Faber & Faber £18.99 (452pp) £ 17.09 (free p&p) from the Independent Bookshop: 08430 600 030
Parrot and Olivier in America, By Peter Carey
Friday 12 February 2010
Peter Carey has a taste for odd couples. From Oscar and Lucinda by way of Jack Maggs to Theft, they pop up in a variety of guises. In his latest novel, set in the early 19th century, Olivier de Garmont is a young aristocrat from an ancient family struggling to find a place for itself in France after Napoleon. The morally flexible Parrot is older, English and cheerfully plebeian.
After the July Revolution of 1830, Paris is not a friendly place for a man with Olivier's pedigree. To keep him out of harm's way, his formidably protective mother arranges for him to visit America to compile a report on US prisons. Naturally, the Countess wants someone to keep an eye on him. Who better than Parrot, factotum of the battered old marquis who is her particular admirer? Parrot is hired as secretary-cum-servant - but his position is not wholly inferior because the Countess makes him the co-signatory of her son's bank account in America.
Here is the narrative framework for what is, on one level, a picaresque novel dominated by the interplay between master and man. So far, so Don Quixote. But Peter Carey likes to put his own spin on other people's stories. Olivier is loosely modelled on Count Alexis de Tocqueville, whose Democracy in America has become the classic analysis of the young republic's strengths and weaknesses. De Tocqueville, like Olivier, visited America after the July Revolution, ostensibly to study its jails, though his travelling companion was a man of his own background rather than a servant.
Olivier and Parrot come together in uncomfortably close quarters on the voyage to New York. After they land, Olivier shows a desultory interest in prisons but soon finds that his real subject is America itself. He falls in love with Miss Amelia Godefroy, a "straw-haired, blue-eyed, straight-backed" American beauty.
Parrot has brought his own romantic entanglement with him in the shape of his artist mistress; and she has brought her mother. He ends up in jail after an incident involving his master's pistol. Gradually, more of his past emerges - notably a trip to Australia in a convict ship, his years in a penal settlement and the reappearance of the marquis. As they tour the United States, the relationship between the two men changes into a form of friendship partly based on mutual incomprehension. Parrot and his mistress build a new life in America. Olivier must face the question of whether what this newfoundland and the alluring Miss Godefroy have to offer would be worth the loss of his old life and his inherited privileges.
Carey's novel builds a picture of America, his own adopted homeland, seen through a glass darkly from a fictional version of the 1830s. Its mainspring is the dialogue that develops between Parrot and Olivier. Parrot is pragmatic, a natural republican, and resourceful. Olivier, a faintly ridiculous child of the ancien regime, judges what he sees and whom he meets by aristocratic and European criteria; and yet is too intelligent, and in some ways too generous, not to ignore the virtues of both this brash, alien country and his irredeemably vulgar fellow traveller.

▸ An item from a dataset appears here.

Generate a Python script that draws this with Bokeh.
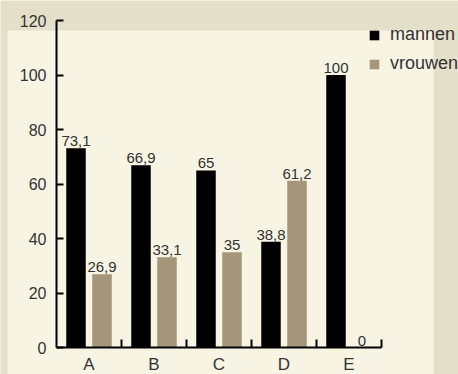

This is one of the strongest points of the novel: the reader never quite loses sympathy with Parrot or Olivier. Another of its virtues is Carey's wonderfully witty and visual prose, which springs surprise after surprise on the reader. A third is that his version of 1830s America allows him to comment on its modern counterpart: he touches lightly on, among many other things, sub-prime mortgages, an inflated art market and demagogic politicians.
That said, the novel leaves behind a sense of unfinished business. The whole is rather less than the sum of its parts. Perhaps there's a little too much concept here. The fictional elements take second place to the ideas. The characters are brightly coloured and grotesquely lifelike puppets defined by their thoughts as much as feelings, and it's hard to engage with them other than intellectually. There's nothing intrinsically wrong with that, of course, and this is a book full of good things. But Carey has written better.